Martha Cooper (Baltimore, 1942) se colgó la cámara por primera vez a los 3 añitos, y nunca más la soltó. Ni cuando sirvió como voluntaria en Tailandia como parte del Cuerpo de Paz, ni cuando estudió etnografía en Oxford, Inglaterra; tampoco cuando trabajó en el Museo Peabody, especializado en arqueología. Mudó sus petates a la Gran Manzana a fines de los años 70, donde se convirtió en la primera fotógrafa de plantilla del New York Post. Entre asignaciones, pateando las calles de un Lower East Side encendido, quebrado, empobrecido, conoció a un pequeñajo que jugaba en terrenos baldíos y, mientras charlaban, él le mostró unos bocetos que tenía pensado grafitear. Hicieron tan buenas migas que el joven le presentó a Donald White, aka Dondi, entonces rey pionero del arte callejero neoyorkino, que la aceptó “en esta suerte de sociedad secreta” donde primaba el aerosol, se esperaba que bajara el sol para intervenir paredes y vagones, se trabajaba a máxima velocidad por miedo a terminar en cana.
Pronto los grafiteros empezaron a llamarla ni bien terminaban sus obras, con la ilusión de que quedara algún registro antes de que las autoridades las cubrieran sin más. En esas fechas, las pintadas eran consideradas vandalismo, aunque Martha Cooper tempranamente viera su potencial expresivo e inmortalizase ese costado artístico del NY crudo de los 70s, que la llevaría a sumergirse en un naciente universo hermanado, el del hip-hop.

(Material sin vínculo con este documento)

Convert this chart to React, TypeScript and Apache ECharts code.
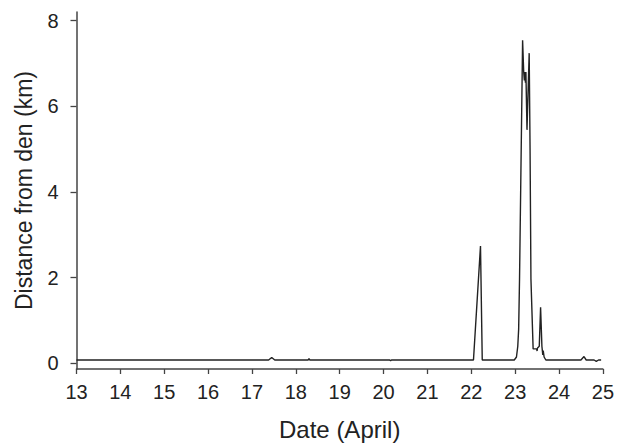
import React, { useEffect, useRef } from "react";
import * as echarts from "echarts";

const days = [
  13.0, 17.38, 17.45, 17.52, 18.28, 18.3, 18.32, 20.14, 20.16, 20.18,
  22.05, 22.21, 22.25, 22.98, 23.03, 23.06, 23.08, 23.1, 23.17, 23.195,
  23.21, 23.22, 23.235, 23.245, 23.27, 23.32, 23.34, 23.36, 23.41, 23.49,
  23.5, 23.51, 23.55, 23.58, 23.61, 23.63, 23.64, 23.66, 23.7, 24.5,
  24.57, 24.62, 24.8, 24.85, 24.9, 24.96,
];
const distances = [
  0.08, 0.08, 0.14, 0.08, 0.08, 0.11, 0.08, 0.08, 0.06, 0.08,
  0.08, 2.74, 0.08, 0.08, 0.15, 0.4, 0.8, 1.97, 7.54, 6.8,
  6.6, 6.8, 6.55, 6.8, 5.45, 7.24, 5.0, 1.97, 0.34, 0.34,
  0.29, 0.36, 0.4, 1.31, 0.4, 0.2, 0.3, 0.15, 0.08, 0.08,
  0.16, 0.08, 0.08, 0.05, 0.08, 0.08,
];
const yTicks = [0, 2, 4, 6, 8];

export default function App() {
  const ref = useRef<HTMLDivElement>(null);
  useEffect(() => {
    if (!ref.current) return;
    const chart = echarts.init(ref.current, null, { renderer: "svg" });
    const font = "'Liberation Sans', Arial, Helvetica, sans-serif";
    chart.setOption({
      animation: false,
      backgroundColor: "#ffffff",
      grid: { left: 76.5, right: 12, top: 12, bottom: 76 },
      xAxis: {
        type: "value",
        min: 13,
        max: 25,
        interval: 1,
        name: "Date (April)",
        nameLocation: "middle",
        nameGap: 48,
        nameTextStyle: { fontSize: 24, color: "#222", fontFamily: font },
        axisLine: { show: true, onZero: false, lineStyle: { color: "#444", width: 1.5 } },
        axisTick: { show: true, length: 5, lineStyle: { color: "#444", width: 1.3 } },
        axisLabel: { fontSize: 20, color: "#222", fontFamily: font, margin: 13 },
        splitLine: { show: false },
      },
      yAxis: {
        type: "value",
        min: -0.13,
        max: 8.2,
        name: "Distance from den (km)",
        nameLocation: "middle",
        nameGap: 41,
        nameTextStyle: { fontSize: 23, color: "#222", fontFamily: font },
        axisLine: { show: true, lineStyle: { color: "#444", width: 1.5 } },
        axisTick: {
          show: true,
          length: 6,
          customValues: yTicks,
          lineStyle: { color: "#444", width: 1.3 },
        },
        axisLabel: {
          fontSize: 20,
          color: "#222",
          fontFamily: font,
          margin: 18,
          customValues: yTicks,
        },
        splitLine: { show: false },
      },
      series: [
        {
          type: "line",
          data: days.map((d, i) => [d, distances[i]]),
          showSymbol: false,
          lineStyle: { color: "#222", width: 1.4 },
          z: 3,
        },
      ],
    });
    return () => chart.dispose();
  }, []);
  return (
    <div
      ref={ref}
      style={{ position: "fixed", left: 0, top: 0, width: 617, height: 446 }}
    />
  );
}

“Nunca me interesaron los juegos reglados, y el grafiti era una actividad juvenil que se hacía a espaldas de los adultos. En Oxford había aprendido cuán importante era mirar al arte en el contexto de su cultura, y capturar este movimiento emergente fue una maravillosa chance de poner en práctica esa noción”, explica quien más tarde publicaría parte de esas imágenes quintoesenciales en el legendario Subway art, de 1984, junto al también fotógrafo Henry Chalfant. Considerado la Biblia del grafiti, el libro sigue editándose hasta la actualidad, y le ha valido el elogio del esquivo Banksy, que mandó a Cooper una epístola de puño y letra agradeciéndole su rol salvaguardando obras de una escena ponzoñosamente vapuleada. Una labor que Martha continuaría durante décadas, y que hoy es homenajeada en Berlín, en la galería Urban Nation, que ha montado la retrospectiva Martha Cooper: Taking Pictures (hasta el 1 de agosto) a partir de una selección de su colosal archivo, además de objetos personales de esta reconocida mujer. Una persona a la que poco y nada le importa que la cataloguen de artista: está más que orgullosa de llamarse fotoperiodista. “Lo mío es la documentación. Aunque soy cuidadosa con el encuadre y la luz, no busco ángulos inusuales o dramáticos. Para mí, la fotografía es una forma de preservación histórica, que acaso pueda servir a futuras generaciones”, asegura sin darse ínfulas esta cronista del arte furtivo, espléndida y activísima a sus 78 años.